» Stated problem
All of the data should be output character for character, except the pictures.

** start Dataset content **

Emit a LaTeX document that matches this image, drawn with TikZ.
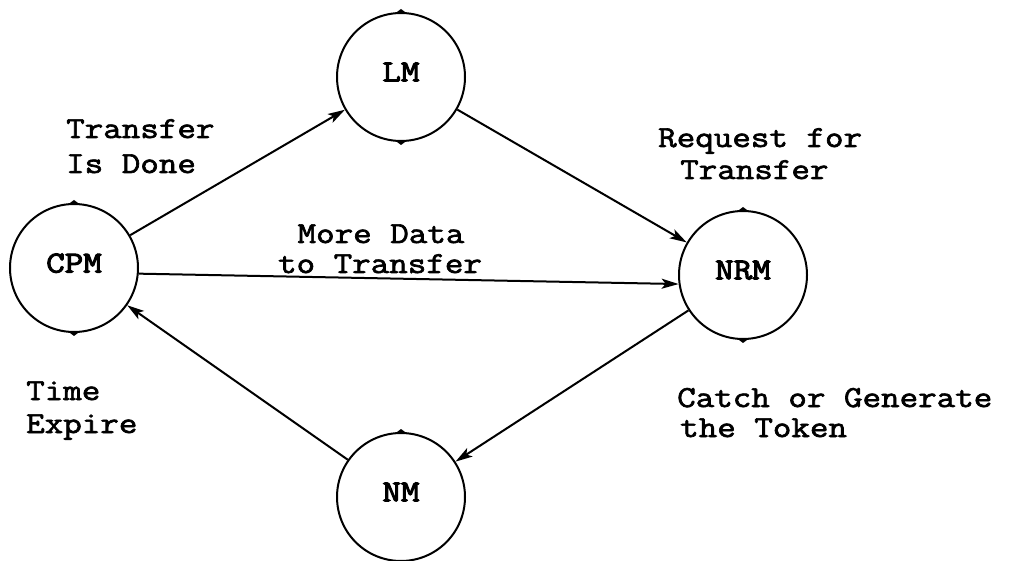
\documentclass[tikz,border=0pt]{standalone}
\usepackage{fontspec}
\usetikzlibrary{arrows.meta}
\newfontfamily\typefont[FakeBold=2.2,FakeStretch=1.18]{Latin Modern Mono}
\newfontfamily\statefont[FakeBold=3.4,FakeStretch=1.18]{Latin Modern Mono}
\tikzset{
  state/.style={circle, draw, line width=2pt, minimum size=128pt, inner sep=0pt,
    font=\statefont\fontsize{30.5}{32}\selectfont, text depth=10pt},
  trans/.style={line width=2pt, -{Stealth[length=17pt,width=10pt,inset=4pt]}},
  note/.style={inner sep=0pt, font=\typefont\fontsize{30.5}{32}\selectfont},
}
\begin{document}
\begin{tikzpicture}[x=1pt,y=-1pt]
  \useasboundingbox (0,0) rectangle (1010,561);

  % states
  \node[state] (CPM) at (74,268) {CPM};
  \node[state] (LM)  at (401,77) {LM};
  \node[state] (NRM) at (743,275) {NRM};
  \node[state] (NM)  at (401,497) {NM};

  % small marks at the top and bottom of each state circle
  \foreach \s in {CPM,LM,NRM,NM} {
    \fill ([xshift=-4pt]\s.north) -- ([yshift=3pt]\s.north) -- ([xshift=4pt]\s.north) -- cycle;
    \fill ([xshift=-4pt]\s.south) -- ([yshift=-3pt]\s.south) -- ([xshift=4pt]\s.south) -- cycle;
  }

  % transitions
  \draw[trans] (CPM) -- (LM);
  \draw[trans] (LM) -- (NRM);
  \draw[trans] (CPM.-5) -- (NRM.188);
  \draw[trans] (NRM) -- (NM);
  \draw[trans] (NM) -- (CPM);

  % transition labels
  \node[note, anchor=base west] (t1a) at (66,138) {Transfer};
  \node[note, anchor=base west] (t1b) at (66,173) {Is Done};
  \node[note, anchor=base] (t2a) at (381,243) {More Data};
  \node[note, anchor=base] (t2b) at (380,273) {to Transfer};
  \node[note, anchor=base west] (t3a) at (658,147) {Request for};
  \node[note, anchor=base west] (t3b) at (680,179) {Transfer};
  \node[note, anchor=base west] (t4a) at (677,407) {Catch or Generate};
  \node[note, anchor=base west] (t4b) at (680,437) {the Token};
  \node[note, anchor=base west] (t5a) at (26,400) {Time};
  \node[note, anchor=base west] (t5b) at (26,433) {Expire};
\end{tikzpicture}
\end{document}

** end Dataset content **

» Exercise response
Emit a LaTeX document that matches this image, drawn with TikZ.
\documentclass[tikz,border=0pt]{standalone}
\usepackage{fontspec}
\usetikzlibrary{arrows.meta}
\newfontfamily\typefont[FakeBold=2.2,FakeStretch=1.18]{Latin Modern Mono}
\newfontfamily\statefont[FakeBold=3.4,FakeStretch=1.18]{Latin Modern Mono}
\tikzset{
  state/.style={circle, draw, line width=2pt, minimum size=128pt, inner sep=0pt,
    font=\statefont\fontsize{30.5}{32}\selectfont, text depth=10pt},
  trans/.style={line width=2pt, -{Stealth[length=17pt,width=10pt,inset=4pt]}},
  note/.style={inner sep=0pt, font=\typefont\fontsize{30.5}{32}\selectfont},
}
\begin{document}
\begin{tikzpicture}[x=1pt,y=-1pt]
  \useasboundingbox (0,0) rectangle (1010,561);

  % states
  \node[state] (CPM) at (74,268) {CPM};
  \node[state] (LM)  at (401,77) {LM};
  \node[state] (NRM) at (743,275) {NRM};
  \node[state] (NM)  at (401,497) {NM};

  % small marks at the top and bottom of each state circle
  \foreach \s in {CPM,LM,NRM,NM} {
    \fill ([xshift=-4pt]\s.north) -- ([yshift=3pt]\s.north) -- ([xshift=4pt]\s.north) -- cycle;
    \fill ([xshift=-4pt]\s.south) -- ([yshift=-3pt]\s.south) -- ([xshift=4pt]\s.south) -- cycle;
  }

  % transitions
  \draw[trans] (CPM) -- (LM);
  \draw[trans] (LM) -- (NRM);
  \draw[trans] (CPM.-5) -- (NRM.188);
  \draw[trans] (NRM) -- (NM);
  \draw[trans] (NM) -- (CPM);

  % transition labels
  \node[note, anchor=base west] (t1a) at (66,138) {Transfer};
  \node[note, anchor=base west] (t1b) at (66,173) {Is Done};
  \node[note, anchor=base] (t2a) at (381,243) {More Data};
  \node[note, anchor=base] (t2b) at (380,273) {to Transfer};
  \node[note, anchor=base west] (t3a) at (658,147) {Request for};
  \node[note, anchor=base west] (t3b) at (680,179) {Transfer};
  \node[note, anchor=base west] (t4a) at (677,407) {Catch or Generate};
  \node[note, anchor=base west] (t4b) at (680,437) {the Token};
  \node[note, anchor=base west] (t5a) at (26,400) {Time};
  \node[note, anchor=base west] (t5b) at (26,433) {Expire};
\end{tikzpicture}
\end{document}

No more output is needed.